Wittgenstein’s riddle of life
Posted: December 23, 2014 Filed under: articles, books, people, states of mind, writing | Tags: natural science, the Tao of Wittgenstein, wittgenstein as poet, wittgenstein's silence Leave a comment
The magnificent ending of Ludwig Wittgenstein’s Tractatus Logico Philosophicus:
…The solution of the riddle of life in space
and time lies outside space and time.
(It is not problems of natural science which have to be
solved.)
6.432 How the world is, is completely indifferent for what is higher.
God does not reveal himself in the world.
6.4321 The facts all belong only to the task and not to its performance.
6.44 Not how the world is, is the mystical, but that it is.
6.45 The contemplation of the world sub specie aeterni is its contemplation
as a limited whole.
The feeling of the world as a limited whole is the mystical
feeling.
6.5 For an answer which cannot be expressed the question too cannot
be expressed.
The riddle does not exist.
If a question can be put at all, then it can also be answered.
6.51 Scepticism is not irrefutable, but palpably senseless, if it would
doubt where a question cannot be asked.
For doubt can only exist where there is a question; a question
only where there is an answer, and this only where something
can be said.
6.52 We feel that even if all possible scientific questions are answered,
the problems of life have still not been touched at all.

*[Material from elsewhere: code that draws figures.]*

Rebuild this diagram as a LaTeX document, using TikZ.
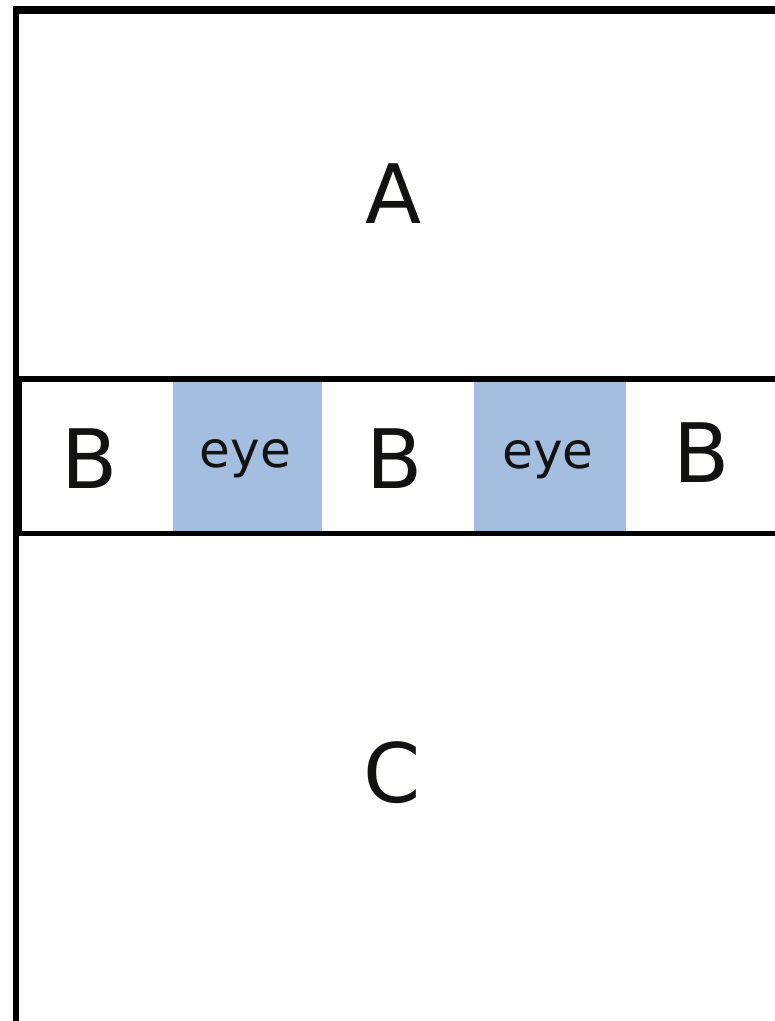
\documentclass[tikz,border=0pt]{standalone}
\usepackage{fontspec}
\setmainfont{DejaVu Sans}
\definecolor{eyeblue}{RGB}{163,190,223}
\definecolor{ink}{RGB}{18,18,16}
\begin{document}
\begin{tikzpicture}[x=1pt, y=-1pt,
  big/.style={font=\fontsize{82}{82}\selectfont, text=ink, anchor=base, inner sep=0pt},
  small/.style={font=\fontsize{50}{50}\selectfont, text=ink, anchor=base, inner sep=0pt}]
\useasboundingbox (0,0) rectangle (775,1021);
\clip (0,0) rectangle (775,1021);
% eye boxes
\foreach \xa/\xb in {173/322, 474/626} \fill[eyeblue] (\xa,382) rectangle (\xb,531);
% outer frame
\draw[line width=6] (16,1030)--(16,9.5);
\draw[line width=8] (13,9.5)--(790,9.5);
% middle strip
\draw[line width=6] (19,378.5)--(790,378.5);
\draw[line width=5] (19,533.5)--(790,533.5);
\draw[line width=3] (20.5,376)--(20.5,536);
% labels
\node[big] (A) at (393.5,223) {A};
\node[big] (B1) at (90,488) {B};
\node[big] (B2) at (395,488) {B};
\node[big] (B3) at (702,482) {B};
\node[small] (E1) at (245.5,467) {eye};
\node[small] (E2) at (548,468) {eye};
\node[big] (C) at (392.5,802) {C};
\end{tikzpicture}
\end{document}
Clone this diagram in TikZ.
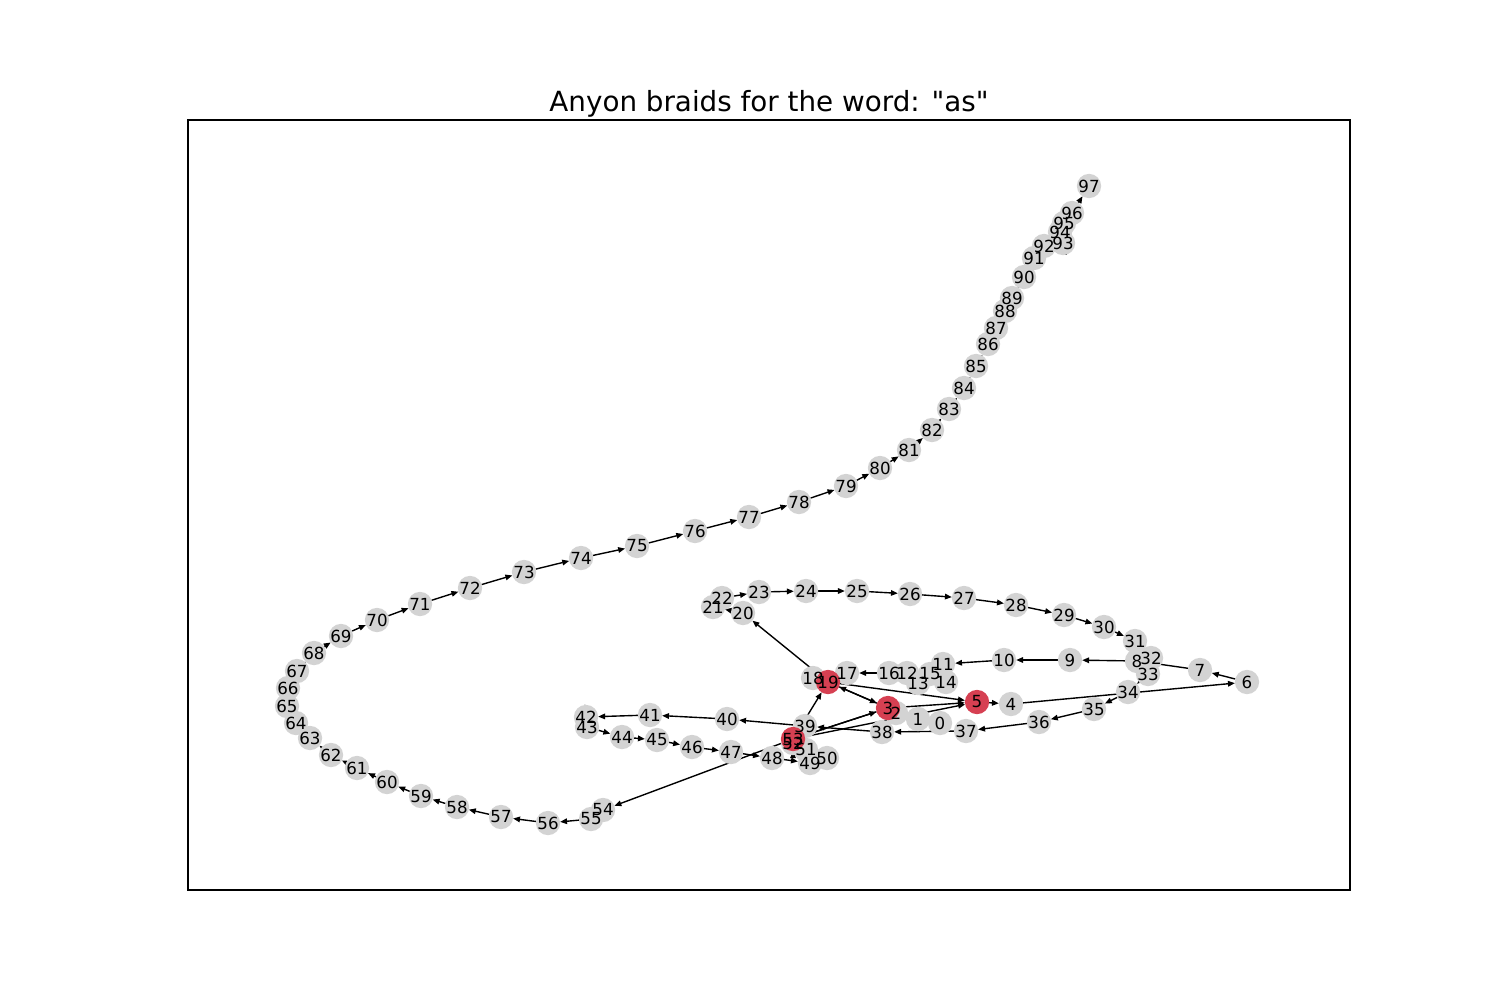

Of course
there is then no question left, and just this is the answer.
6.521 The solution of the problem of life is seen in the vanishing of
this problem.
(Is not this the reason why men to whom after long doubting the sense
of life became clear, could not then say wherein this sense consisted?)
6.522 There is indeed the inexpressible. This shows itself; it is the
mystical.
6.53 The right method of philosophy would be this. To say nothing
except what can be said, i.e. the propositions of natural science,
i.e. something that has nothing to do with philosophy: and then
always, when someone else wished to say something metaphysical,
to demonstrate to him that he had given no meaning to
certain signs in his propositions. This method would be unsatisfying
to the other—he would not have the feeling that we
were teaching him philosophy—but it would be the only strictly
correct method.
6.54 My propositions are elucidatory in this way: he who understands
me finally recognizes them as senseless, when he has climbed out
through them, on them, over them. (He must so to speak throw
away the ladder, after he has climbed up on it.)
He must surmount these propositions; then he sees the world
rightly.
7 Whereof one cannot speak, thereof one must be silent.